:: DATA EXTRACT ::
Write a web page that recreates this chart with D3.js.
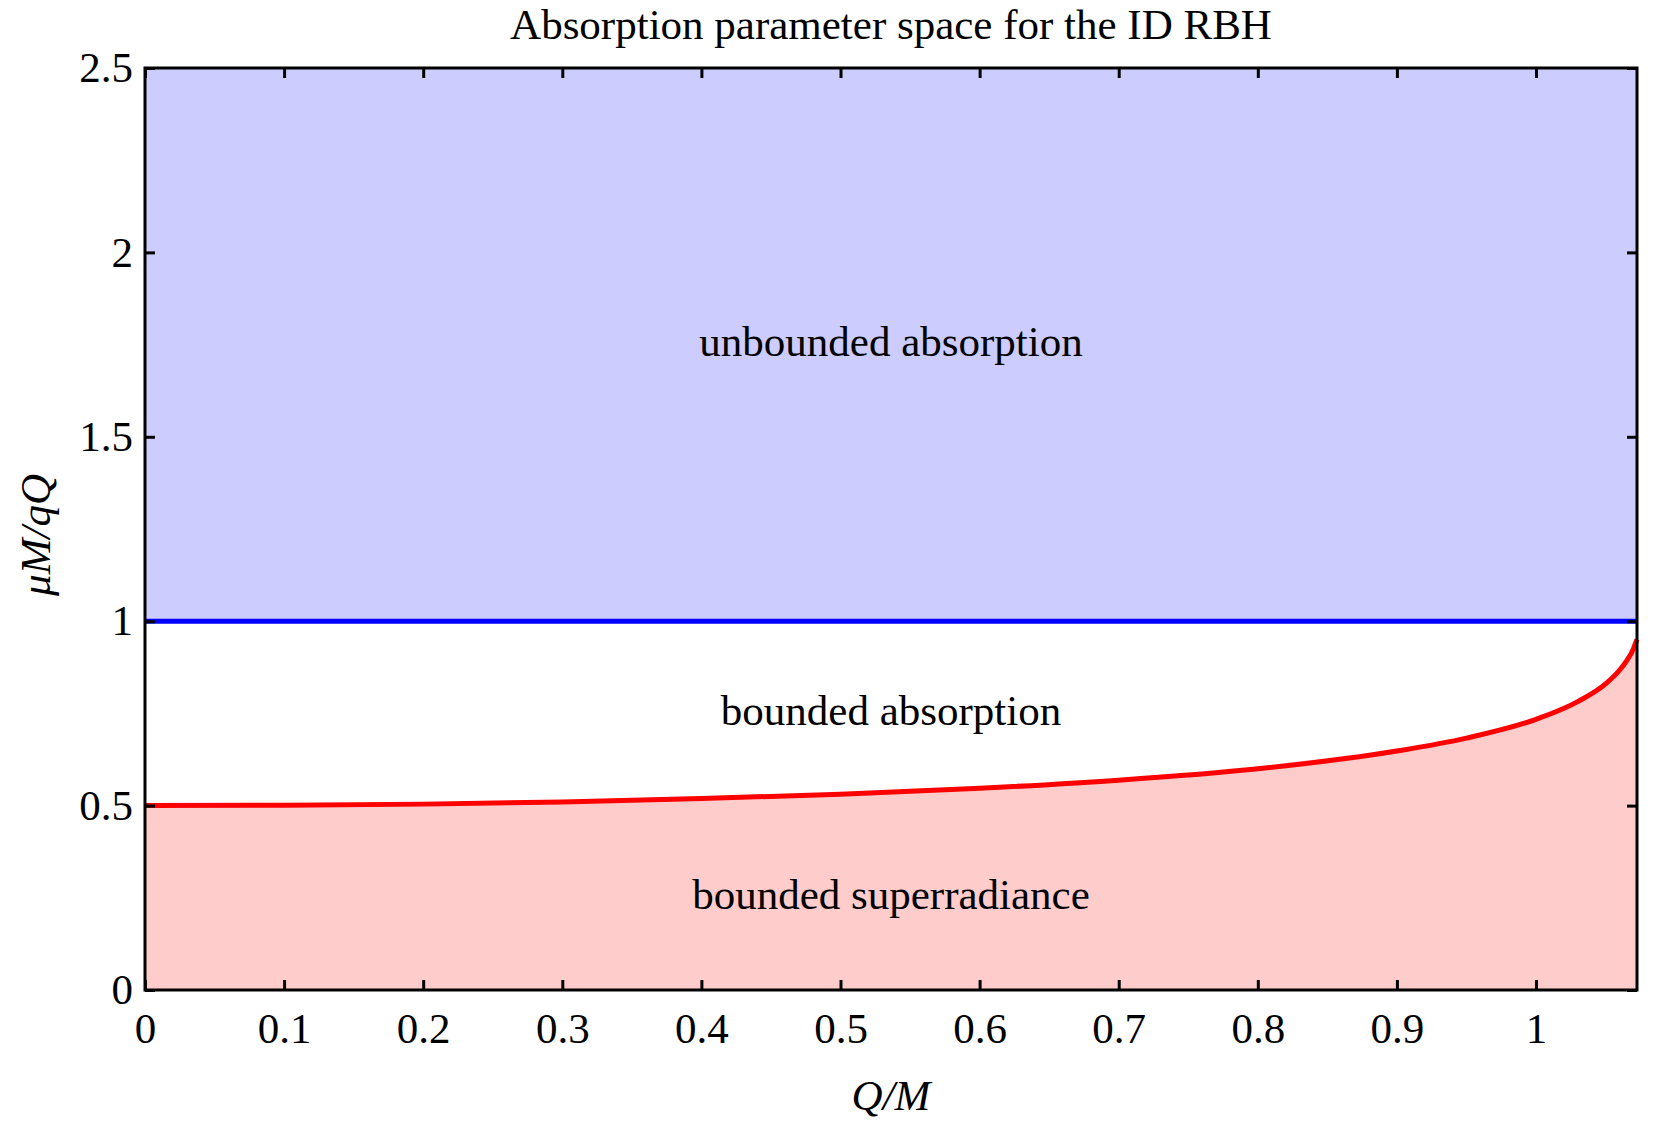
:::
:: DATA EXTRACT ::
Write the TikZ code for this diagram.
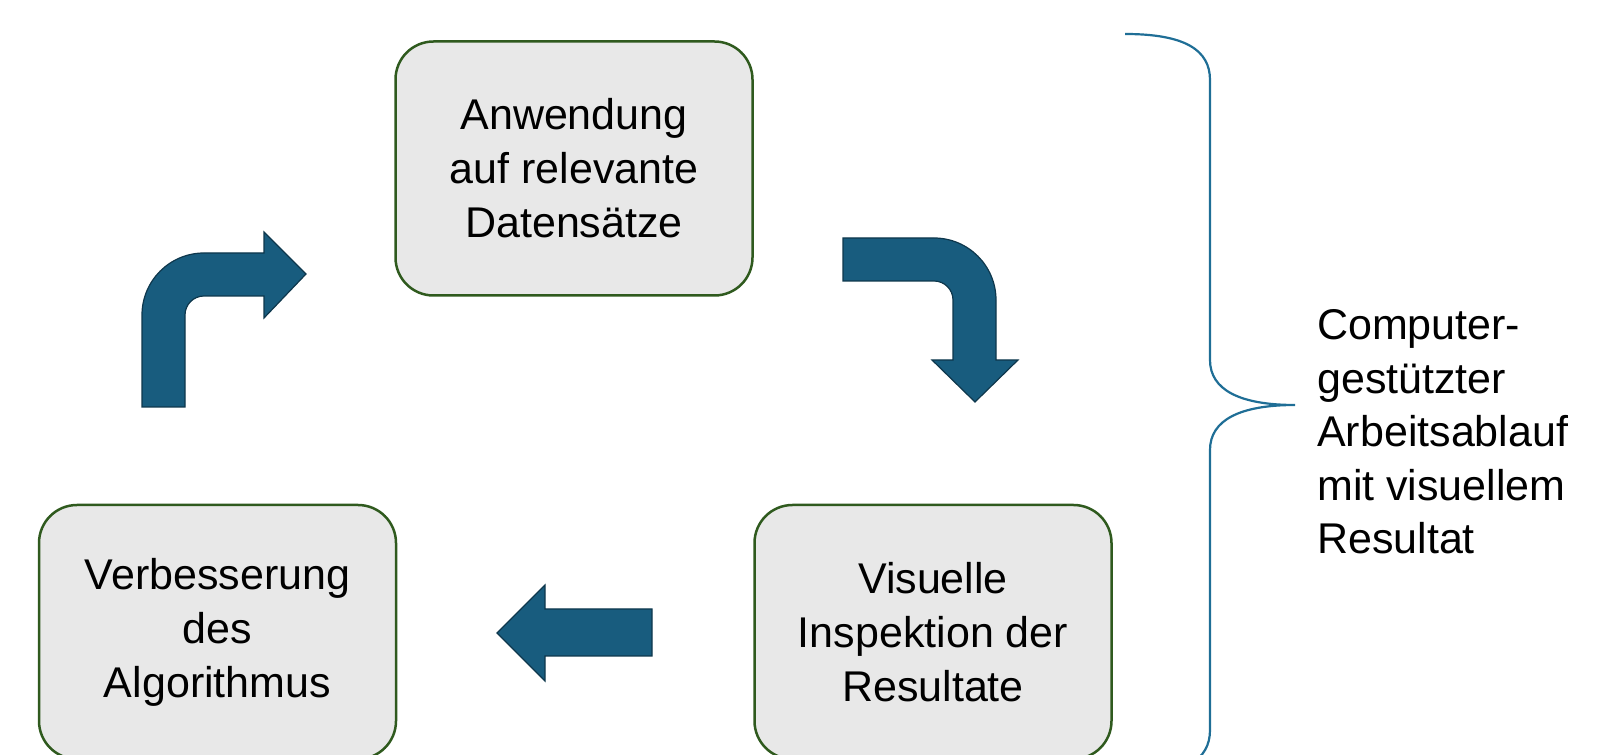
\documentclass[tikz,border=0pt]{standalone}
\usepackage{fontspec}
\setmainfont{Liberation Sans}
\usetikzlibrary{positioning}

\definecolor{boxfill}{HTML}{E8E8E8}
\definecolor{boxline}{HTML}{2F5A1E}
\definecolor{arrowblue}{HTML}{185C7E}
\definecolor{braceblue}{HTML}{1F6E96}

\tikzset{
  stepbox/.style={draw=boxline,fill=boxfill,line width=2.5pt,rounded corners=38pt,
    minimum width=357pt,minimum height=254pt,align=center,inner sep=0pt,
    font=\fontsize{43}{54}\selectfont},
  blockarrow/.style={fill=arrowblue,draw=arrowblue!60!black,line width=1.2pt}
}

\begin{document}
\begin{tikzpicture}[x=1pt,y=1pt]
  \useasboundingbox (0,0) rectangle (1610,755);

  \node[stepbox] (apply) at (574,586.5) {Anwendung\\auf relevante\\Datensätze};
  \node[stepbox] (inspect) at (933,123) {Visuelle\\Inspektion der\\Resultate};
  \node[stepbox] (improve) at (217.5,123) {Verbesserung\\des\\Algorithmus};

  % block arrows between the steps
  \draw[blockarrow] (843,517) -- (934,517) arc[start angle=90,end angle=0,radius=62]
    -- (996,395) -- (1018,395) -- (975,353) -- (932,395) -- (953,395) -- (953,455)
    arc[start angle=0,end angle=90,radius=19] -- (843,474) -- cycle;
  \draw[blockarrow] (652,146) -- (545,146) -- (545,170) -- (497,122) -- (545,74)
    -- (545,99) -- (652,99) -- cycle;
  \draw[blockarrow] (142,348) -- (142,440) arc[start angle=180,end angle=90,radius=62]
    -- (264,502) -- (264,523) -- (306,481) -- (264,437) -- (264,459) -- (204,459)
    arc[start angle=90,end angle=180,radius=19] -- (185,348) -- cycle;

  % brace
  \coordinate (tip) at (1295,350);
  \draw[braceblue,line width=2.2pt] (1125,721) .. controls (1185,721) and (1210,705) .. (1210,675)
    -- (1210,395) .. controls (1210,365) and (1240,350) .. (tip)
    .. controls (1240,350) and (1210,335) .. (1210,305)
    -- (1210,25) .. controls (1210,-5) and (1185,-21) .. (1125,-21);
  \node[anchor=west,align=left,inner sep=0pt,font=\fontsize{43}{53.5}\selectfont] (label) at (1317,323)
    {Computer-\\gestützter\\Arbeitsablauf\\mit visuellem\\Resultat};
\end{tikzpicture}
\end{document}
:::
:: DATA EXTRACT ::
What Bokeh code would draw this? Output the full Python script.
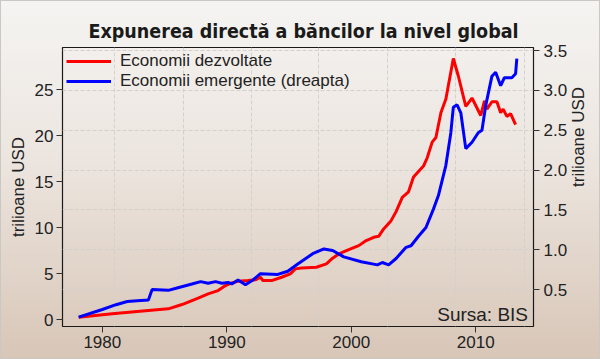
:::
→ **EXERCISE DETAILS**
Omit all pictures, then copy the lines between the ones holding "Write the TikZ code for this diagram." and "(improve) at (217.5,123)", inclusive.

→ **FINISHED ANSWER**
Write the TikZ code for this diagram.
\documentclass[tikz,border=0pt]{standalone}
\usepackage{fontspec}
\setmainfont{Liberation Sans}
\usetikzlibrary{positioning}

\definecolor{boxfill}{HTML}{E8E8E8}
\definecolor{boxline}{HTML}{2F5A1E}
\definecolor{arrowblue}{HTML}{185C7E}
\definecolor{braceblue}{HTML}{1F6E96}

\tikzset{
  stepbox/.style={draw=boxline,fill=boxfill,line width=2.5pt,rounded corners=38pt,
    minimum width=357pt,minimum height=254pt,align=center,inner sep=0pt,
    font=\fontsize{43}{54}\selectfont},
  blockarrow/.style={fill=arrowblue,draw=arrowblue!60!black,line width=1.2pt}
}

\begin{document}
\begin{tikzpicture}[x=1pt,y=1pt]
  \useasboundingbox (0,0) rectangle (1610,755);

  \node[stepbox] (apply) at (574,586.5) {Anwendung\\auf relevante\\Datensätze};
  \node[stepbox] (inspect) at (933,123) {Visuelle\\Inspektion der\\Resultate};
  \node[stepbox] (improve) at (217.5,123) {Verbesserung\\des\\Algorithmus};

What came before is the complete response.